With a master’s degree in Visual Arts from the Pratt Institute, New York, and a doctorate’s degree in Visual Arts from UERJ (State University of Rio de Janeiro), Claudia Saldanha is an Assistant Professor of Art History at UERJ and Director of Paço Imperial, Rio de Janeiro.

With experience in managing cultural institutions and organizing exhibitions, seminars and art teaching programs, she worked as the curator of the following exhibitions: Paulo Roberto Leal – Espaços Articulados (Paço Imperial, Rio de Janeiro, 2015); Paulo Werneck – Muralista Brasileiro (Paço Imperial, Rio de Janeiro, 2008; Pinacoteca do Estado de São Paulo, 2011; Caixa Cultural de Brasília, 2011; Museum of Modern Art of Recife, 2014; Museu de Arte da Pampulha, 2014); Da Matéria Nasce a Forma Paulo Roberto Leal (Museumof Contemporary Art of Niterói, 2007); Abrigo Poético – Diálogos com Lygia Clark (Museum of Contemporary Art of Niterói, 2006); Márcia X.,(Weisser Elephant Gallery, Berlin, 2006); and of projects such as Atelier FINEP, at Paço Imperial, and the 1st Mostra Rio Arte Contemporânea at the Museum of Modern Art of Rio de Janeiro.

1 KRAUSS, Rosalind.
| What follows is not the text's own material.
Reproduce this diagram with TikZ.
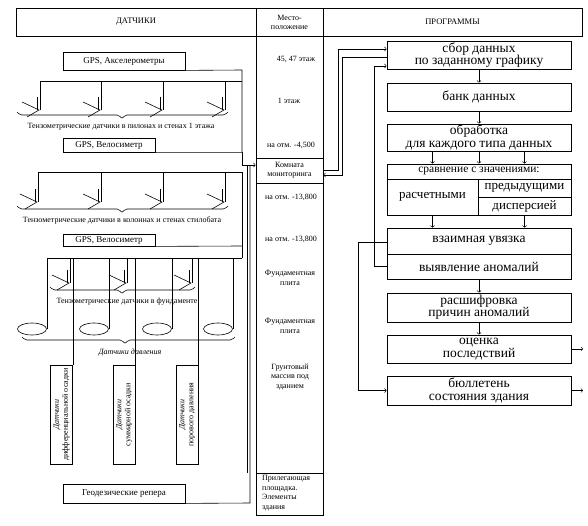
\documentclass[tikz,border=0pt]{standalone}
\usepackage{fontspec}
\setmainfont{Liberation Serif}
\usetikzlibrary{shapes.geometric}

\tikzset{
  cell/.style={draw, line width=0.8pt, inner sep=0pt, align=center, font=\fontsize{8}{9}\selectfont},
  prog/.style={draw, line width=0.8pt, minimum width=184, inner sep=0pt, align=center, font=\fontsize{13.5}{12.5}\selectfont},
  lbl/.style={inner sep=0pt, align=center, font=\fontsize{8}{9.5}\selectfont},
  wire/.style={line width=0.6pt},
  pics/tenzo/.style={code={\draw[wire] (-3,-13) -- (-3,0); \draw[wire] (-18,-8) -- (-1,0) -- (-13,7);}}
}
% brace opening upwards, tip down: left x, middle x, right x, y
\newcommand{\downbrace}[4]{%
  \draw[wire, rounded corners=2pt] (#1,#4-3) -- (#1+3,#4) -- (#2-3,#4) -- (#2,#4+4) -- (#2+3,#4) -- (#3-3,#4) -- (#3,#4-3);}
\newcommand{\vtext}[2]{\rotatebox{90}{\begin{tabular}{@{}c@{}}\textit{#1}\\#2\end{tabular}}}

\begin{document}
\begin{tikzpicture}[x=1pt,y=-1pt]
        \useasboundingbox (0,0) rectangle (588,526);

        % Headers
        \node[cell, minimum width=240, minimum height=28, font=\fontsize{8.5}{9}\selectfont] (hdrL) at (136,22) {ДАТЧИКИ};
        \node[cell, minimum width=67, minimum height=28] (hdrM) at (289.5,22) {Место-\\положение};
        \node[cell, minimum width=259, minimum height=28, font=\fontsize{8.5}{9}\selectfont] (hdrR) at (452.5,22) {ПРОГРАММЫ};

        % Location column
        \node[cell, minimum width=67, minimum height=479, anchor=north] (col) at (289.5,36) {};
        \node[cell, minimum width=67, minimum height=25] (room) at (289.5,170.5) {Комната\\мониторинга};
        \node[cell, minimum width=67, minimum height=42] (yard) at (289.5,494) {};
        \node[lbl, align=left, anchor=west] (yardtxt) at (262,493) {Прилегающая\\площадка.\\ Элементы\\ здания};
        \node[lbl] (lev1) at (296,59) {45, 47 этаж};
        \node[lbl] (lev2) at (289,101) {1 этаж};
        \node[lbl] (lev3) at (291,145) {на отм. -4,500};
        \node[lbl] (lev4) at (291,197) {на отм. -13,800};
        \node[lbl] (lev5) at (291,239) {на отм. -13,800};
        \node[lbl] (lev6) at (290,278) {Фундаментная\\плита};
        \node[lbl] (lev7) at (290,326) {Фундаментная\\плита};
        \node[lbl] (lev8) at (290,377) {Грунтовый\\массив под\\зданием};

        % Programs
        \node[prog, minimum height=28] (sbor) at (479,55) {сбор данных\\по заданному графику};
        \node[prog, minimum height=28] (bank) at (479,97) {банк данных};
        \node[prog, minimum height=27] (obr) at (479,137.5) {обработка\\для каждого типа данных};
        \node[prog, minimum height=15, font=\fontsize{11.5}{12}\selectfont] (srav) at (479,171.5) {сравнение с значениями:};
        \node[prog, minimum width=91, minimum height=36, font=\fontsize{13}{12}\selectfont] (rasch) at (432.5,197) {расчетными};
        \node[prog, minimum width=93, minimum height=18, font=\fontsize{13}{12}\selectfont] (pred) at (524.5,188) {предыдущими};
        \node[prog, minimum width=93, minimum height=18, font=\fontsize{13}{12}\selectfont] (disp) at (524.5,206) {дисперсией};
        \node[prog, minimum height=26] (vzaim) at (479,241) {взаимная увязка};
        \node[prog, minimum height=25] (vyyav) at (479,266.5) {выявление аномалий};
        \node[prog, minimum height=29] (rassh) at (479,307.5) {расшифровка\\причин аномалий};
        \node[prog, minimum height=28] (otsenka) at (479,349) {оценка\\последствий};
        \node[prog, minimum height=29] (bull) at (479,390.5) {бюллетень\\состояния здания};
        \coordinate (out1) at (583,349);
        \coordinate (out2) at (583,390.5);

        \draw[wire,->] (sbor) -- (bank);
        \draw[wire,->] (bank) -- (obr);
        \draw[wire,->] (obr.south -| rasch) -- (srav.north -| rasch);
        \draw[wire,->] (obr) -- (srav);
        \draw[wire,->] (obr.south -| pred) -- (srav.north -| pred);
        \draw[wire,->] (rasch) -- (vzaim.north -| rasch);
        \draw[wire,->] (disp) -- (vzaim.north -| disp);
        \draw[wire,->] (vyyav) -- (rassh);
        \draw[wire,->] (rassh) -- (otsenka);
        \draw[wire,->] (otsenka.east) -- (out1);
        \draw[wire,->] (bull.east) -- (out2);

        % Feedback
        \draw[wire,->] (vyyav.west) -- ++(-12,0) |- ([yshift=-11pt]sbor.west);
        \draw[wire,->] ([yshift=-1pt]vzaim.west) -- ++(-28,0) |- (bull.west);
        \draw[wire,->] (room.east) -- ++(15,0) |- ([yshift=6pt]sbor.west);
        \draw[wire,->] ([yshift=-2pt]sbor.west) -- ++(-44,0) |- ([yshift=-4.5pt]room.east);

        % Sensors: group 1
        \node[cell, minimum width=122, minimum height=18, font=\fontsize{9}{10}\selectfont] (gpsA) at (124,61) {GPS, Акселерометры};
        \node[cell, minimum width=92, minimum height=14, font=\fontsize{9}{10}\selectfont] (gpsV1) at (109,145) {GPS, Велосиметр};
        \coordinate (r1) at (242,70);
        \draw[wire] (gpsA.south east) -- (r1) -- (r1 |- gpsV1.south) -- (gpsV1.south east);
        \draw[wire] (40,81) -- (242,81);
        \foreach \x in {40,101,163,225} {
          \draw[wire] (\x,81) -- (\x,110);
          \pic at (\x,110) {tenzo};
        }
        \downbrace{17}{122}{228}{115}
        \node[lbl] (t1) at (121,127) {Тензометрические датчики в пилонах и стенах 1 этажа};
        \draw[wire,->] (r1 |- gpsV1.south) -- (242,165) -- ([yshift=5.5pt]room.west);

        % Sensors: group 2
        \draw[wire] (38,172) -- (242,172) -- (242,258);
        \foreach \x in {38,101,163,225} {
          \draw[wire] (\x,172) -- (\x,202);
          \pic at (\x,202) {tenzo};
        }
        \downbrace{17}{122}{228}{209}
        \node[lbl] (t2) at (122,220) {Тензометрические датчики в колоннах и стенах стилобата};
        \node[cell, minimum width=92, minimum height=12, font=\fontsize{9}{10}\selectfont] (gpsV2) at (109,240) {GPS, Велосиметр};
        \draw[wire] (gpsV2.south east) -- (242,246);

        % Sensors: foundation
        \draw[wire] (47,258) -- (242,258);
        \foreach \x in {70,127,192} {
          \draw[wire] (\x,258) -- (\x,283);
          \pic at (\x,283) {tenzo};
        }
        \downbrace{50}{122}{195}{290}
        \node[lbl] (t3) at (127,302) {Тензометрические датчики в фундаменте};
        \foreach \i/\x in {1/32,2/94,3/157,4/218} {
          \node[draw, ellipse, line width=0.6pt, minimum width=29, minimum height=12, inner sep=0pt] (p\i) at (\x,329) {};
          \draw[wire] (p\i.east) -- (p\i.east |- 0,258);
        }
        \downbrace{22}{125}{235}{340}
        \node[lbl, font=\fontsize{8}{9.5}\selectfont\itshape] (t4) at (130,353) {Датчики давления};

        % Settlement sensors
        \node[cell, minimum width=22, minimum height=99] (dif) at (61.5,414.5) {\vtext{Датчики}{дифференциальной осадки}};
        \node[cell, minimum width=22, minimum height=99] (sum) at (124,414.5) {\vtext{Датчики}{суммарной осадки}};
        \node[cell, minimum width=22, minimum height=99] (por) at (187,414.5) {\vtext{Датчики}{порового давления}};
        \draw[wire] (dif.north east) -- (dif.north east |- 0,258);
        \draw[wire] (sum.north east) -- (sum.north east |- 0,258);
        \draw[wire] (por.north east) -- (por.north east |- 0,258);

        % Geodesy
        \node[cell, minimum width=122, minimum height=19, font=\fontsize{9}{10}\selectfont] (geod) at (124,493.5) {Геодезические репера};
        \draw[wire] (geod.south east) -- (250,503) -- (250,165);
        \draw[wire] (247,473) -- (247,165);
\end{tikzpicture}
\end{document}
The originality of the avant garde and other modernist myths. Cambridge: The MIT Press, 1986.
2 SECRETARIA DE ESTADO DE CULTURA DO RIO DE JANEIRO. Portfolio – Revista da Escola de Artes Visuais do Parque Lage.
3 MACHADO, Arlindo. A arte do vídeo. São Paulo: Brasiliense, 1988.
4 NAVAS, Adolfo Montejo. Regina Silveira. Milão: Charta Books, 2010. 5 MACHADO, ArlindA arte do vídeo. São Paulo: Brasiliense, 1988.